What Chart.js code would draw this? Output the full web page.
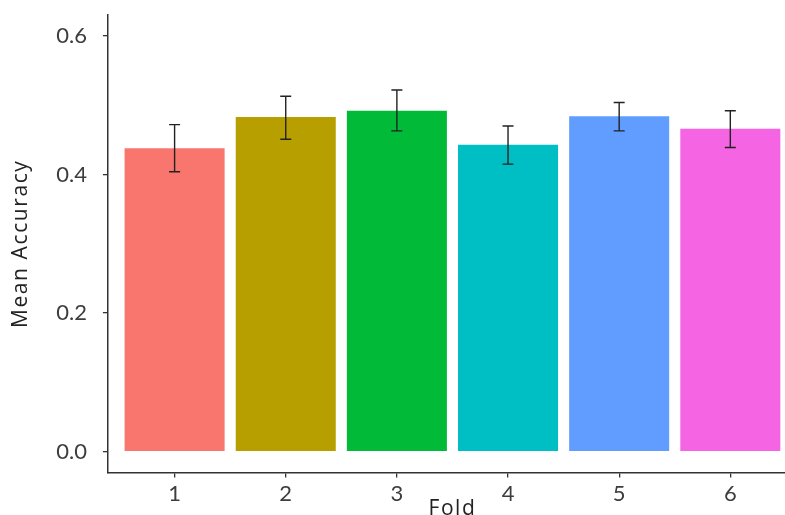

---

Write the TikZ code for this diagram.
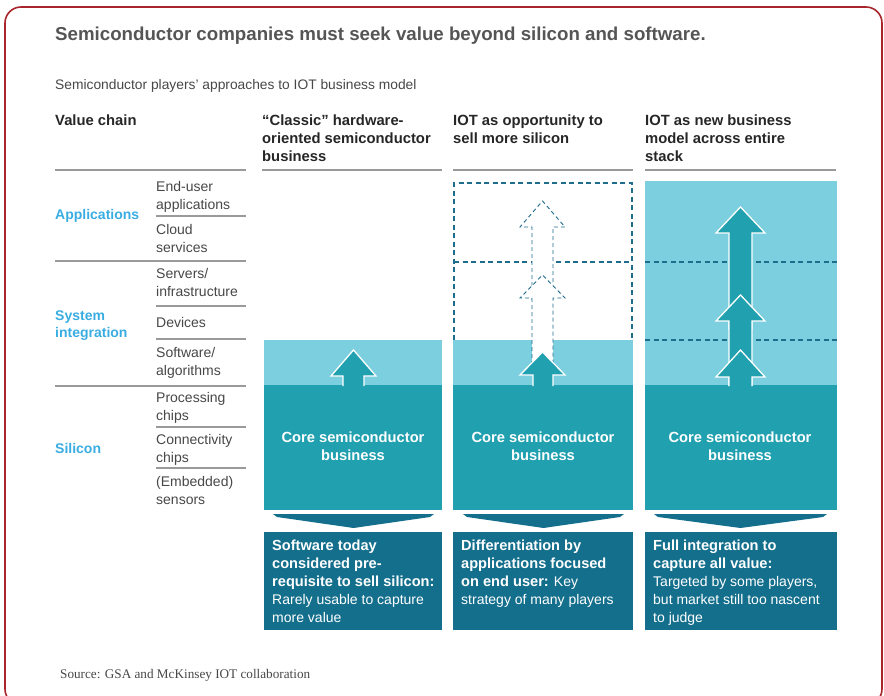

...

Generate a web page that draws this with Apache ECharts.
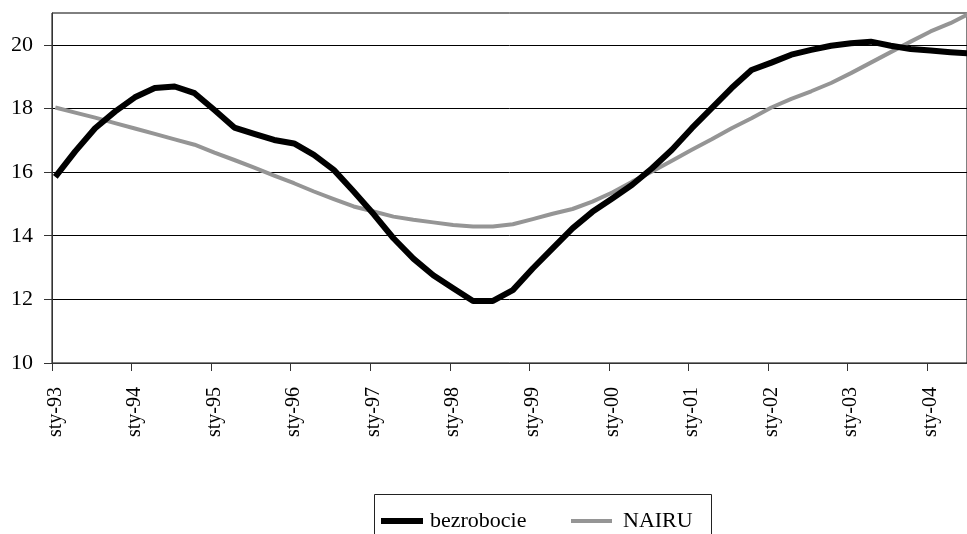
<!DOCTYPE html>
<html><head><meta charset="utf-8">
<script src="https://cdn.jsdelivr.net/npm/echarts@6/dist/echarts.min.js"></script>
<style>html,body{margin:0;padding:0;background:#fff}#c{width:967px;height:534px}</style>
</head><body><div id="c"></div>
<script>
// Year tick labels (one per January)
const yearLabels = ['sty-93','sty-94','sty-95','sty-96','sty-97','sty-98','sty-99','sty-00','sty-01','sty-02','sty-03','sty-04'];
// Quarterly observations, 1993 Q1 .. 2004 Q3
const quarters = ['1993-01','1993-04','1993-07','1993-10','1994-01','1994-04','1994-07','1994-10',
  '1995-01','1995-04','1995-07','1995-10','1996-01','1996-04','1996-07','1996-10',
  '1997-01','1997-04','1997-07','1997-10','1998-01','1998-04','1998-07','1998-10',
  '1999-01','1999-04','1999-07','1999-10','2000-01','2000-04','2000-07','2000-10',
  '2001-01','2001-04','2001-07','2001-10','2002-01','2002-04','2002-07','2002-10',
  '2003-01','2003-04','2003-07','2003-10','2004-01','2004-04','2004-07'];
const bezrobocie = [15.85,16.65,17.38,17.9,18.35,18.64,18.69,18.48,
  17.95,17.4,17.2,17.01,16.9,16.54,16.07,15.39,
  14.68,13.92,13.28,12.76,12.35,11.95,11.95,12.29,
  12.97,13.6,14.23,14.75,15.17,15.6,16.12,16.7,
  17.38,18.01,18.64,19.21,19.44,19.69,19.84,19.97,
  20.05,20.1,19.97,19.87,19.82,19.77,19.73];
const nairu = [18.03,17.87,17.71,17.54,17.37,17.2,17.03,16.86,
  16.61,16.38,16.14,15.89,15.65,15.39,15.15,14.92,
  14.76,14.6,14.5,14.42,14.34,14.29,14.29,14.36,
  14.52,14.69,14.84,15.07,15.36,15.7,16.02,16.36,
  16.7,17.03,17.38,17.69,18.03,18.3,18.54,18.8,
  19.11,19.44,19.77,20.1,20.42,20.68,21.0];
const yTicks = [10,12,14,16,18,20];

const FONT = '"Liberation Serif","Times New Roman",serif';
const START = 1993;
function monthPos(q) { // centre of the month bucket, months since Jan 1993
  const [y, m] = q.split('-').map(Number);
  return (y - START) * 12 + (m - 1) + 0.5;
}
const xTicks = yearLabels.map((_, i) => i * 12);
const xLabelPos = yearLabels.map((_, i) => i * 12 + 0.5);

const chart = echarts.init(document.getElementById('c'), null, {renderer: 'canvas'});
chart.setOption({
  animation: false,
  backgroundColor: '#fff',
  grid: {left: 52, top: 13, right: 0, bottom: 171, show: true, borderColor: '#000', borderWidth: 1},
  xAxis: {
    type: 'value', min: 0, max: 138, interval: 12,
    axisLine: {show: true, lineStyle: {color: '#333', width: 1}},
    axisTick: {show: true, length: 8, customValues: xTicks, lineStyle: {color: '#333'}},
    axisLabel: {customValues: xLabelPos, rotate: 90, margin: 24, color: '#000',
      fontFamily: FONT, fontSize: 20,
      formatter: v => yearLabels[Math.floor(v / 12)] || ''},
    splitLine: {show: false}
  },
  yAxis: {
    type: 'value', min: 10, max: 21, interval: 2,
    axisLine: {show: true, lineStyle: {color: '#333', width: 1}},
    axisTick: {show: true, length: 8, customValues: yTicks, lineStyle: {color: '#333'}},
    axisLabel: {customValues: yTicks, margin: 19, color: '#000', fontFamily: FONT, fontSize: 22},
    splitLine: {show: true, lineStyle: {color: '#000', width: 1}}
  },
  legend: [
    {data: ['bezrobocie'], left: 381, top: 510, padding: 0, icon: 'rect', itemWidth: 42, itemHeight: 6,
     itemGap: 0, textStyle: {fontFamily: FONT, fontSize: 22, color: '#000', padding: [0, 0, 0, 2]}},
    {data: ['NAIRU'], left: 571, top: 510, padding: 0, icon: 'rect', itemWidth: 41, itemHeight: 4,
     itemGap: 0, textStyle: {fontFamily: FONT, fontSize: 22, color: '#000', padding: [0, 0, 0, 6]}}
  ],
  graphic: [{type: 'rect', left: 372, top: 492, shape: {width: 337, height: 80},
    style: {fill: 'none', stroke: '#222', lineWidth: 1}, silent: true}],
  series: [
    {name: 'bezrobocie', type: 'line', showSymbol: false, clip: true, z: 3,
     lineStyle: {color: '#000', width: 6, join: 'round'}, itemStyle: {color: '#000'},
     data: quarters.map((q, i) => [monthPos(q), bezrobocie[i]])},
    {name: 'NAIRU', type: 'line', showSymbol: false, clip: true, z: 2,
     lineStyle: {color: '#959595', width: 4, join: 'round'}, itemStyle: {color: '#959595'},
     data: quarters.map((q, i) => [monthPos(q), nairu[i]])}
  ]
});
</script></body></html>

| INSTRUCTION |
Every line that holds the string "page" should be returned.

| EXPECTED ANSWER |
What Chart.js code would draw this? Output the full web page.
Generate a web page that draws this with Apache ECharts.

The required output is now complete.